While these are not essential to include, if you really want to make your report stand out, you can also include:

  • Pictures of Successful Events: If you’ve held any events over the year, this is a fun way to showcase your organization and reward those who put in the effort to make those events happen.
  • Key Trainings: If you’ve had members of your staff take part in key trainings, this can highlight your growth and abilities.
  • Professional Development: Annual reports aren’t just for potential and current donors or partners. They also motivate your staff. Highlight the professional growth of your team, attaching the accomplishments with names and faces as appropriate.
  • A Message from Leadership: Hearing from leadership and knowing they are engaged is a great way to make the report personable. But don’t go overboard. A short, inspirational message is perfect for this communication vehicle.
  • Infographics and Customized Design: Finding creative ways to highlight your story and data points can go a long way. While building these kinds of charts, editable pages, or specialized icons to make the page "pop" might seem daunting, there are easy-to-use annual report design tools that can help you tell your story with graphics. Make sure to clarify the story you’re telling with your infographic first before jumping into design.

What Nonprofit Annual Report Is Right for You?

When determining the best approach for your organization, always consider your ideal supporter persona. How would they prefer to receive this information?

Of course, also look at your budget and determine how much you want to spend on your report.
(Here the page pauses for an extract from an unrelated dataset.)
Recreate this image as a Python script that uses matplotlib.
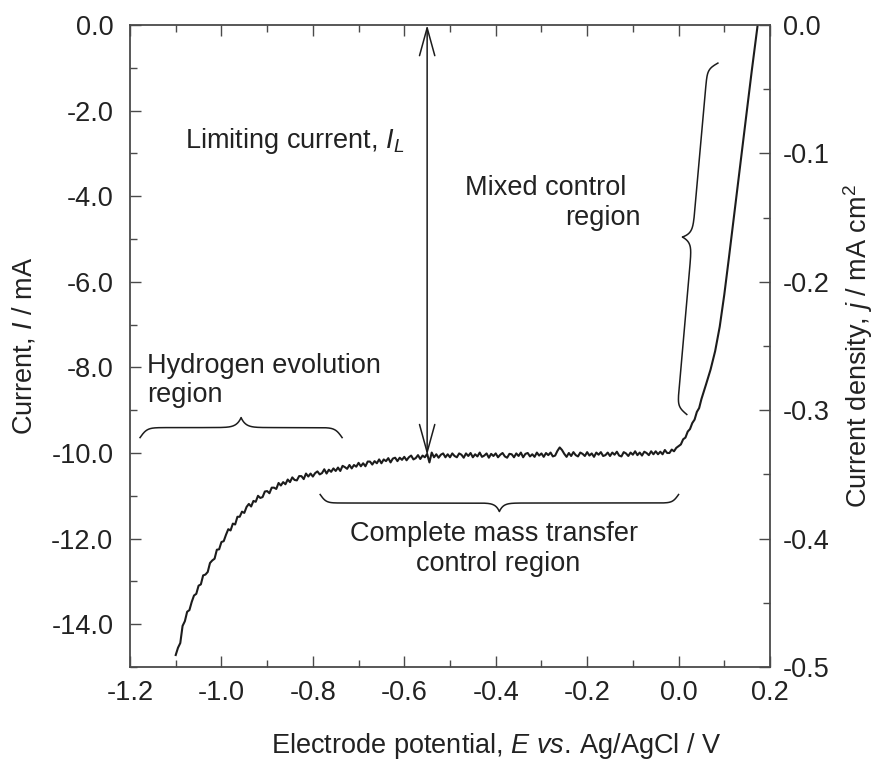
import numpy as np
import matplotlib
matplotlib.use("Agg")
import matplotlib.pyplot as plt
from matplotlib.ticker import MultipleLocator, FormatStrFormatter

plt.rcParams["font.family"] = ["Liberation Sans", "DejaVu Sans"]
plt.rcParams["mathtext.fontset"] = "custom"
plt.rcParams["mathtext.rm"] = "Liberation Sans"
plt.rcParams["mathtext.it"] = "Liberation Sans:italic"
plt.rcParams["axes.unicode_minus"] = False

# Linear sweep voltammogram: electrode potential (V vs. Ag/AgCl) and current (mA)
potential = [
    -1.100, -1.095, -1.090, -1.085, -1.080, -1.075, -1.070, -1.065, -1.060, -1.055,
    -1.050, -1.045, -1.040, -1.035, -1.030, -1.025, -1.020, -1.015, -1.010, -1.005,
    -1.000, -0.995, -0.990, -0.985, -0.980, -0.975, -0.970, -0.965, -0.960, -0.955,
    -0.950, -0.945, -0.940, -0.935, -0.930, -0.925, -0.920, -0.915, -0.910, -0.905,
    -0.900, -0.895, -0.890, -0.885, -0.880, -0.875, -0.870, -0.865, -0.860, -0.855,
    -0.850, -0.845, -0.840, -0.835, -0.830, -0.825, -0.820, -0.815, -0.810, -0.805,
    -0.800, -0.795, -0.790, -0.785, -0.780, -0.775, -0.770, -0.765, -0.760, -0.755,
    -0.750, -0.745, -0.740, -0.735, -0.730, -0.725, -0.720, -0.715, -0.710, -0.705,
    -0.700, -0.695, -0.690, -0.685, -0.680, -0.675, -0.670, -0.665, -0.660, -0.655,
    -0.650, -0.645, -0.640, -0.635, -0.630, -0.625, -0.620, -0.615, -0.610, -0.605,
    -0.600, -0.595, -0.590, -0.585, -0.580, -0.575, -0.570, -0.565, -0.560, -0.555,
    -0.550, -0.545, -0.540, -0.535, -0.530, -0.525, -0.520, -0.515, -0.510, -0.505,
    -0.500, -0.495, -0.490, -0.485, -0.480, -0.475, -0.470, -0.465, -0.460, -0.455,
    -0.450, -0.445, -0.440, -0.435, -0.430, -0.425, -0.420, -0.415, -0.410, -0.405,
    -0.400, -0.395, -0.390, -0.385, -0.380, -0.375, -0.370, -0.365, -0.360, -0.355,
    -0.350, -0.345, -0.340, -0.335, -0.330, -0.325, -0.320, -0.315, -0.310, -0.305,
    -0.300, -0.295, -0.290, -0.285, -0.280, -0.275, -0.270, -0.265, -0.260, -0.255,
    -0.250, -0.245, -0.240, -0.235, -0.230, -0.225, -0.220, -0.215, -0.210, -0.205,
    -0.200, -0.195, -0.190, -0.185, -0.180, -0.175, -0.170, -0.165, -0.160, -0.155,
    -0.150, -0.145, -0.140, -0.135, -0.130, -0.125, -0.120, -0.115, -0.110, -0.105,
    -0.100, -0.095, -0.090, -0.085, -0.080, -0.075, -0.070, -0.065, -0.060, -0.055,
    -0.050, -0.045, -0.040, -0.035, -0.030, -0.025, -0.020, -0.015, -0.010, -0.005,
    0.000, 0.005, 0.010, 0.015, 0.020, 0.025, 0.030, 0.035, 0.040, 0.045,
    0.050, 0.060, 0.070, 0.080, 0.090, 0.100, 0.110, 0.120, 0.130, 0.140,
    0.150, 0.160, 0.170, 0.173,
]
current = [
    -14.72, -14.55, -14.44, -14.04, -13.93, -13.71, -13.67, -13.48, -13.33, -13.29,
    -13.10, -13.07, -12.86, -12.84, -12.78, -12.57, -12.51, -12.47, -12.26, -12.25,
    -12.08, -12.06, -11.91, -11.78, -11.81, -11.65, -11.67, -11.49, -11.49, -11.37,
    -11.40, -11.26, -11.19, -11.25, -11.12, -11.14, -11.00, -11.05, -11.03, -10.90,
    -10.89, -10.94, -10.81, -10.81, -10.84, -10.70, -10.76, -10.68, -10.73, -10.62,
    -10.68, -10.57, -10.63, -10.64, -10.54, -10.54, -10.61, -10.48, -10.55, -10.48,
    -10.55, -10.47, -10.43, -10.50, -10.47, -10.38, -10.48, -10.39, -10.44, -10.36,
    -10.42, -10.34, -10.42, -10.30, -10.33, -10.37, -10.28, -10.36, -10.28, -10.32,
    -10.23, -10.31, -10.24, -10.31, -10.20, -10.20, -10.27, -10.19, -10.24, -10.15,
    -10.24, -10.15, -10.19, -10.12, -10.22, -10.13, -10.11, -10.19, -10.11, -10.16,
    -10.09, -10.17, -10.10, -10.06, -10.15, -10.12, -10.05, -10.14, -10.06, -10.10,
    -10.02, -10.22, -9.99, -10.10, -10.03, -10.11, -10.04, -10.01, -10.10, -10.03,
    -10.10, -10.01, -10.07, -10.10, -10.01, -10.04, -10.11, -10.01, -10.07, -10.00,
    -10.10, -10.03, -10.08, -9.99, -10.09, -10.06, -10.01, -10.11, -10.02, -10.07,
    -10.01, -10.10, -10.04, -10.00, -10.08, -10.11, -10.02, -10.03, -10.10, -10.01,
    -10.07, -9.99, -10.10, -10.02, -10.00, -10.08, -10.03, -10.09, -9.99, -10.06,
    -10.01, -10.09, -10.00, -10.05, -9.99, -10.08, -10.06, -9.95, -9.87, -9.93,
    -10.02, -10.09, -10.00, -10.07, -9.98, -10.05, -10.08, -9.99, -10.02, -10.07,
    -9.98, -10.06, -10.01, -10.09, -9.99, -10.04, -9.98, -10.07, -10.05, -9.99,
    -10.07, -9.99, -10.04, -9.97, -10.06, -10.08, -9.98, -10.01, -10.07, -9.99,
    -10.04, -9.96, -10.05, -9.99, -10.06, -9.97, -10.00, -10.05, -9.96, -10.03,
    -9.96, -10.03, -9.97, -10.03, -9.93, -10.00, -10.00, -9.92, -9.96, -9.88,
    -9.84, -9.80, -9.68, -9.64, -9.50, -9.44, -9.30, -9.22, -9.04, -8.95,
    -8.74, -8.40, -8.05, -7.62, -7.05, -6.30, -5.45, -4.57, -3.70, -2.82,
    -1.95, -1.08, -0.25, 0.00,
]

# Axis ranges: current on the left, the same data as current density on the right
potential_limits = (-1.2, 0.2)
current_limits = (-15.0, 0.0)
density_limits = (-0.5, 0.0)

line_color = "#1c1c1c"
axis_color = "#4a4a4a"
text_color = "#222222"
fs = 19.5

fig = plt.figure(figsize=(8.82, 7.62), dpi=100)
ax = fig.add_axes([130 / 882, 1 - 667 / 762, 640 / 882, 642 / 762])

ax.plot(potential, current, color=line_color, lw=1.5)

ax.set_xlim(*potential_limits)
ax.set_ylim(*current_limits)
ax.xaxis.set_major_locator(MultipleLocator(0.2))
ax.xaxis.set_minor_locator(MultipleLocator(0.1))
ax.yaxis.set_major_locator(MultipleLocator(2.0))
ax.yaxis.set_minor_locator(MultipleLocator(1.0))
ax.xaxis.set_major_formatter(FormatStrFormatter("%.1f"))
ax.yaxis.set_major_formatter(FormatStrFormatter("%.1f"))
ax.tick_params(axis="both", which="both", direction="in", colors=axis_color,
               labelcolor=text_color, labelsize=fs, width=1.0)
ax.tick_params(axis="x", which="major", length=8, pad=9, top=True)
ax.tick_params(axis="x", which="minor", length=5, top=True)
ax.tick_params(axis="y", which="major", length=8, pad=12)
ax.tick_params(axis="y", which="minor", length=5)
for sp in ax.spines.values():
    sp.set_color(axis_color)
    sp.set_linewidth(1.3)

ax.set_xlabel("Electrode potential, $E$ $vs.\\,$Ag/AgCl / V", fontsize=fs, color=text_color)
ax.xaxis.set_label_coords(0.572, -0.10)
ax.set_ylabel("Current, $I$ / mA", fontsize=fs, color=text_color)
ax.yaxis.set_label_coords(-0.145, 0.5)

ax2 = ax.twinx()
ax2.set_ylim(*density_limits)
ax2.yaxis.set_major_locator(MultipleLocator(0.1))
ax2.yaxis.set_minor_locator(MultipleLocator(0.05))
ax2.yaxis.set_major_formatter(FormatStrFormatter("%.1f"))
ax2.tick_params(axis="y", which="both", direction="in", colors=axis_color,
                labelcolor=text_color, labelsize=fs, width=1.0)
ax2.tick_params(axis="y", which="major", length=8, pad=9)
ax2.tick_params(axis="y", which="minor", length=5)
for sp in ax2.spines.values():
    sp.set_visible(False)
ax2.set_ylabel("Current density, $j$ / mA cm$^2$", fontsize=fs, color=text_color)
ax2.yaxis.set_label_coords(1.112, 0.5)


def draw_brace(axis, p0, p1, width, side=1, **kw):
    # build the curly brace in pixel space so its curls keep their shape
    trans = axis.transData
    a = trans.transform(p0)
    b = trans.transform(p1)
    d = b - a
    length = np.hypot(*d)
    t = d / length
    n = np.array([-t[1], t[0]]) * side
    u = np.linspace(0, length / 2, 300)
    v = width * (np.tanh(u / (0.7 * width)) + np.exp(-(length / 2 - u) / (0.45 * width)))
    u = np.concatenate([u, length - u[::-1]])
    v = np.concatenate([v, v[::-1]])
    pts = a + np.outer(u, t) + np.outer(v, n)
    data = trans.inverted().transform(pts)
    axis.plot(data[:, 0], data[:, 1], **kw)


brace_kw = dict(color=line_color, lw=1.1, clip_on=False)
draw_brace(ax, (-1.178, -9.64), (-0.736, -9.64), 10, side=1, **brace_kw)
draw_brace(ax, (-0.784, -10.97), (-0.0, -10.97), 8.5, side=-1, **brace_kw)
draw_brace(ax, (0.086, -0.89), (0.018, -9.10), 10, side=-1, **brace_kw)

ax.annotate("", xy=(-0.55, 0.0), xytext=(-0.55, -10.05),
            arrowprops=dict(arrowstyle="<->,head_length=2.0,head_width=0.55",
                            color=line_color, lw=1.1, shrinkA=0, shrinkB=0,
                            mutation_scale=10))

txt = dict(fontsize=fs, color=text_color)
ax.text(-1.080, -2.87, "Limiting current, $I_L$", va="baseline", ha="left", **txt)
ax.text(-0.467, -3.97, "Mixed control", va="baseline", ha="left", **txt)
ax.text(-0.248, -4.67, "region", va="baseline", ha="left", **txt)
ax.text(-1.163, -8.12, "Hydrogen evolution", va="baseline", ha="left", **txt)
ax.text(-1.163, -8.82, "region", va="baseline", ha="left", **txt)
ax.text(-0.403, -12.06, "Complete mass transfer", va="baseline", ha="center", **txt)
ax.text(-0.395, -12.76, "control region", va="baseline", ha="center", **txt)

fig.savefig("out.png", dpi=100)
When done properly, your annual report can provide a healthy return on your investment.

Whatever direction you choose, make sure to test different approaches, look at data from past experiments, and see what works for you. And if you’re not sure where to start, look at organizations you admire and see how they approach it. You might find inspiration for a tactic that works for you.

Your annual report is a crucial marketing tool. By being strategic about how you tell the story of your past year, you can leverage that tool to build up your organization and inspire your supporters.